- Directed by: James Kirkwood D. W. Griffith (supervising director)
- Written by: David Belasco (play) Henry Churchill de Mille (play) Frank E. Woods (scenario)
- Produced by: Marc Klaw Abraham Erlanger
- Starring: Lionel Barrymore Blanche Sweet
- Production company: Biograph Company
- Distributed by: General Film Company
- Release date: August 1914;
- Running time: 30 minutes; 3 reels
- Country: United States
- Language: Silent(English intertitles)

= Men and Women (1914 film) =

Men and Women is an extant 1914 American silent film produced by the Biograph Company and released by General Film Company. It is based on the 1890 play of the same name by David Belasco and Henry Churchill de Mille. It stars Lionel Barrymore, Blanche Sweet and Marshall Neilan. Sweet and Neilan would later marry in real life.

==Plot==
Robert Stevens robs the bank where he is employed, and through the efforts of Calvin Stedman, the prosecuting attorney, he is sentenced to six years' imprisonment. While in jail his wife dies and his little daughter, Agnes, is placed in a convent.
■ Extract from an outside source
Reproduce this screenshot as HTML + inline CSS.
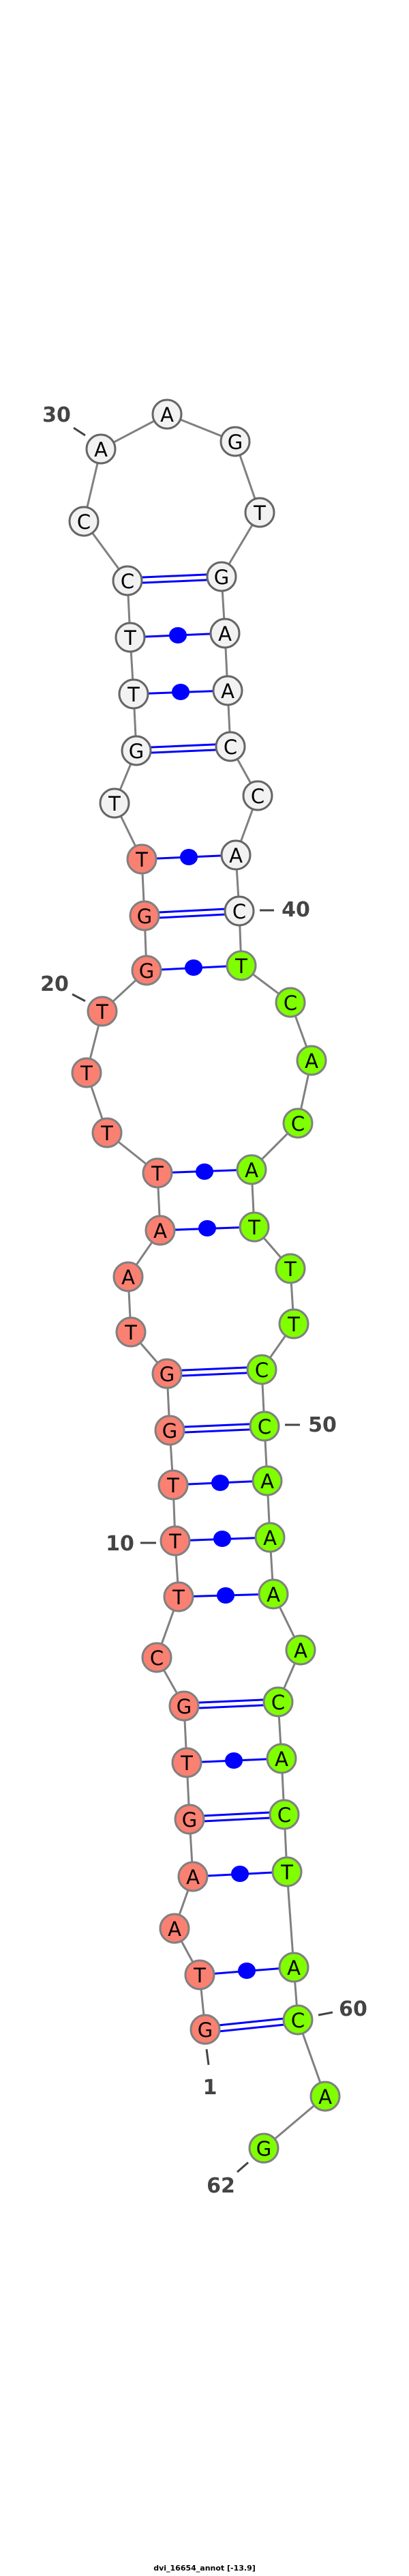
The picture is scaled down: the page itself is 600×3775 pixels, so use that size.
<!DOCTYPE html>
<html><head><meta charset="utf-8"><style>
html,body{margin:0;padding:0;background:#fff;}
svg{display:block;}
.n text{font-family:"DejaVu Sans","Liberation Sans",sans-serif;font-size:29px;text-anchor:middle;fill:#000;}
.lab{font-family:"DejaVu Sans","Liberation Sans",sans-serif;font-size:30px;font-weight:bold;fill:#444;text-anchor:middle;}
</style></head><body>
<svg width="600" height="3775" viewBox="0 0 600 3775" xmlns="http://www.w3.org/2000/svg">
<polyline fill="none" stroke="#808080" stroke-width="3" points="301,2974 293,2894 256,2826 283,2750 278,2666 274,2583 270,2500 230,2429 262,2340 257,2258 254,2176 249,2096 245,2013 192,1952 188,1871 235,1803 231,1719 157,1660 127,1572 150,1482 215,1422 212,1342 208,1259 168,1177 200,1100 196,1017 191,934 187,851 123,764 148,658 245,607 345,647 381,751 325,845 330,928 334,1012 338,1094 378,1166 346,1253 351,1335 354,1415 426,1469 457,1554 437,1646 369,1714 373,1798 426,1859 431,1940 384,2007 388,2090 392,2170 396,2253 401,2336 441,2418 408,2494 413,2577 417,2659 421,2743 431,2883 437,2960 477,3072 387,3148"/>
<g stroke="#0000ff" stroke-width="3">
<!-- GC double lines -->
<line x1="301" y1="2970" x2="437" y2="2956"/><line x1="301" y1="2979" x2="437" y2="2965"/>
<line x1="278" y1="2662" x2="417" y2="2655"/><line x1="278" y1="2670" x2="417" y2="2663"/>
<line x1="270" y1="2496" x2="408" y2="2490"/><line x1="270" y1="2504" x2="408" y2="2498"/>
<line x1="249" y1="2092" x2="388" y2="2086"/><line x1="249" y1="2100" x2="388" y2="2094"/>
<line x1="245" y1="2009" x2="384" y2="2003"/><line x1="245" y1="2017" x2="384" y2="2011"/>
<line x1="212" y1="1338" x2="351" y2="1331"/><line x1="212" y1="1346" x2="351" y2="1339"/>
<line x1="200" y1="1096" x2="338" y2="1090"/><line x1="200" y1="1104" x2="338" y2="1098"/>
<line x1="187" y1="847" x2="325" y2="841"/><line x1="187" y1="855" x2="325" y2="849"/>
<!-- single -->
<line x1="293" y1="2894" x2="431" y2="2883"/>
<line x1="283" y1="2750" x2="421" y2="2743"/>
<line x1="274" y1="2583" x2="413" y2="2577"/>
<line x1="262" y1="2340" x2="401" y2="2336"/>
<line x1="257" y1="2258" x2="396" y2="2253"/>
<line x1="254" y1="2176" x2="392" y2="2170"/>
<line x1="235" y1="1803" x2="373" y2="1798"/>
<line x1="231" y1="1719" x2="369" y2="1714"/>
<line x1="215" y1="1422" x2="354" y2="1415"/>
<line x1="208" y1="1259" x2="346" y2="1253"/>
<line x1="196" y1="1017" x2="334" y2="1012"/>
<line x1="191" y1="934" x2="330" y2="928"/>
</g>
<g fill="#0000ff">
<ellipse cx="362" cy="2888" rx="13" ry="12"/>
<ellipse cx="352" cy="2746" rx="13" ry="12"/>
<ellipse cx="343" cy="2580" rx="13" ry="12"/>
<ellipse cx="331" cy="2338" rx="13" ry="12"/>
<ellipse cx="326" cy="2255" rx="13" ry="12"/>
<ellipse cx="323" cy="2173" rx="13" ry="12"/>
<ellipse cx="304" cy="1800" rx="13" ry="12"/>
<ellipse cx="300" cy="1717" rx="13" ry="12"/>
<ellipse cx="284" cy="1418" rx="13" ry="12"/>
<ellipse cx="277" cy="1256" rx="13" ry="12"/>
<ellipse cx="265" cy="1014" rx="13" ry="12"/>
<ellipse cx="261" cy="931" rx="13" ry="12"/>
</g>
<!-- labels ticks -->
<g stroke="#444" stroke-width="3">
<line x1="303" y1="3003" x2="306" y2="3026"/>
<line x1="206" y1="2261" x2="229" y2="2261"/>
<line x1="106" y1="1457" x2="125" y2="1467"/>
<line x1="108" y1="627" x2="125" y2="638"/>
<line x1="381" y1="1334" x2="402" y2="1334"/>
<line x1="418" y1="2088" x2="440" y2="2088"/>
<line x1="467" y1="2953" x2="488" y2="2949"/>
<line x1="348" y1="3183" x2="364" y2="3169"/>
</g>
<text class="lab" x="308" y="3069">1</text>
<text class="lab" x="176" y="2272">10</text>
<text class="lab" x="80" y="1452">20</text>
<text class="lab" x="83" y="618">30</text>
<text class="lab" x="434" y="1343">40</text>
<text class="lab" x="473" y="2098">50</text>
<text class="lab" x="518" y="2954">60</text>
<text class="lab" x="324" y="3213">62</text>
<!-- nodes red -->
<g class="n" stroke-width="3">
<g fill="#fa8072" stroke="#808080">
<circle cx="301" cy="2974" r="21"/><circle cx="293" cy="2894" r="21"/><circle cx="256" cy="2826" r="21"/><circle cx="283" cy="2750" r="21"/><circle cx="278" cy="2666" r="21"/><circle cx="274" cy="2583" r="21"/><circle cx="270" cy="2500" r="21"/><circle cx="230" cy="2429" r="21"/><circle cx="262" cy="2340" r="21"/><circle cx="257" cy="2258" r="21"/><circle cx="254" cy="2176" r="21"/><circle cx="249" cy="2096" r="21"/><circle cx="245" cy="2013" r="21"/><circle cx="192" cy="1952" r="21"/><circle cx="188" cy="1871" r="21"/><circle cx="235" cy="1803" r="21"/><circle cx="231" cy="1719" r="21"/><circle cx="157" cy="1660" r="21"/><circle cx="127" cy="1572" r="21"/><circle cx="150" cy="1482" r="21"/><circle cx="215" cy="1422" r="21"/><circle cx="212" cy="1342" r="21"/><circle cx="208" cy="1259" r="21"/>
</g>
<g fill="#f2f2f2" stroke="#666">
<circle cx="168" cy="1177" r="21"/><circle cx="200" cy="1100" r="21"/><circle cx="196" cy="1017" r="21"/><circle cx="191" cy="934" r="21"/><circle cx="187" cy="851" r="21"/><circle cx="123" cy="764" r="21"/><circle cx="148" cy="658" r="21"/><circle cx="245" cy="607" r="21"/><circle cx="345" cy="647" r="21"/><circle cx="381" cy="751" r="21"/><circle cx="325" cy="845" r="21"/><circle cx="330" cy="928" r="21"/><circle cx="334" cy="1012" r="21"/><circle cx="338" cy="1094" r="21"/><circle cx="378" cy="1166" r="21"/><circle cx="346" cy="1253" r="21"/><circle cx="351" cy="1335" r="21"/>
</g>
<g fill="#7fff00" stroke="#808080">
<circle cx="354" cy="1415" r="21"/><circle cx="426" cy="1469" r="21"/><circle cx="457" cy="1554" r="21"/><circle cx="437" cy="1646" r="21"/><circle cx="369" cy="1714" r="21"/><circle cx="373" cy="1798" r="21"/><circle cx="426" cy="1859" r="21"/><circle cx="431" cy="1940" r="21"/><circle cx="384" cy="2007" r="21"/><circle cx="388" cy="2090" r="21"/><circle cx="392" cy="2170" r="21"/><circle cx="396" cy="2253" r="21"/><circle cx="401" cy="2336" r="21"/><circle cx="441" cy="2418" r="21"/><circle cx="408" cy="2494" r="21"/><circle cx="413" cy="2577" r="21"/><circle cx="417" cy="2659" r="21"/><circle cx="421" cy="2743" r="21"/><circle cx="431" cy="2883" r="21"/><circle cx="437" cy="2960" r="21"/><circle cx="477" cy="3072" r="21"/><circle cx="387" cy="3148" r="21"/>
</g>
<text x="301" y="2985">G</text><text x="293" y="2905">T</text><text x="256" y="2837">A</text><text x="283" y="2761">A</text><text x="278" y="2677">G</text><text x="274" y="2594">T</text><text x="270" y="2511">G</text><text x="230" y="2440">C</text><text x="262" y="2351">T</text><text x="257" y="2269">T</text><text x="254" y="2187">T</text><text x="249" y="2107">G</text><text x="245" y="2024">G</text><text x="192" y="1963">T</text><text x="188" y="1882">A</text><text x="235" y="1814">A</text><text x="231" y="1730">T</text><text x="157" y="1671">T</text><text x="127" y="1583">T</text><text x="150" y="1493">T</text><text x="215" y="1433">G</text><text x="212" y="1353">G</text><text x="208" y="1270">T</text>
<text x="168" y="1188">T</text><text x="200" y="1111">G</text><text x="196" y="1028">T</text><text x="191" y="945">T</text><text x="187" y="862">C</text><text x="123" y="775">C</text><text x="148" y="669">A</text><text x="245" y="618">A</text><text x="345" y="658">G</text><text x="381" y="762">T</text><text x="325" y="856">G</text><text x="330" y="939">A</text><text x="334" y="1023">A</text><text x="338" y="1105">C</text><text x="378" y="1177">C</text><text x="346" y="1264">A</text><text x="351" y="1346">C</text>
<text x="354" y="1426">T</text><text x="426" y="1480">C</text><text x="457" y="1565">A</text><text x="437" y="1657">C</text><text x="369" y="1725">A</text><text x="373" y="1809">T</text><text x="426" y="1870">T</text><text x="431" y="1951">T</text><text x="384" y="2018">C</text><text x="388" y="2101">C</text><text x="392" y="2181">A</text><text x="396" y="2264">A</text><text x="401" y="2347">A</text><text x="441" y="2429">A</text><text x="408" y="2505">C</text><text x="413" y="2588">A</text><text x="417" y="2670">C</text><text x="421" y="2754">T</text><text x="431" y="2894">A</text><text x="437" y="2971">C</text><text x="477" y="3083">A</text><text x="387" y="3159">G</text>
</g>
<text x="300" y="3767" font-family="'DejaVu Sans','Liberation Sans',sans-serif" font-size="11" font-weight="bold" text-anchor="middle" fill="#000">dvi_16654_annot [-13.9]</text>
</svg>
</body></html>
At the expiration of his sentence, Stevens locates his daughter and settles in Arizona, assuming the name of Stephen Rodman.

==Cast==

- Lionel Barrymore - Stephen Rodman/Robert Stevens
- Blanche Sweet - Agnes Rodman, Stephen's daughter
- Fred Hearn - District Attorney Calvin Stedman
- Gertrude Robinson - Ruth Prescott
- Marshall Neilan - Will Prescott
- Frank Crane - Ned Seabury (*as Frank Hall Crane)
- Fred Herzog - Kirke, the broker
- Hattie Delaro - Mrs Prescott
- Claire McDowell - Mrs. Stephen Rodman
- Frank M. Norcross - Cohen
- Alan Hale - One of Kirke's Creditors
- Antonio Moreno - Man in Kirke's Office
- Gladys Egan - An Orphan (uncredited)
- Lillian Gish (uncredited)
- Vivian Prescott (uncredited)

==Legacy==
The story was refilmed by Paramount in 1925 as Men and Women.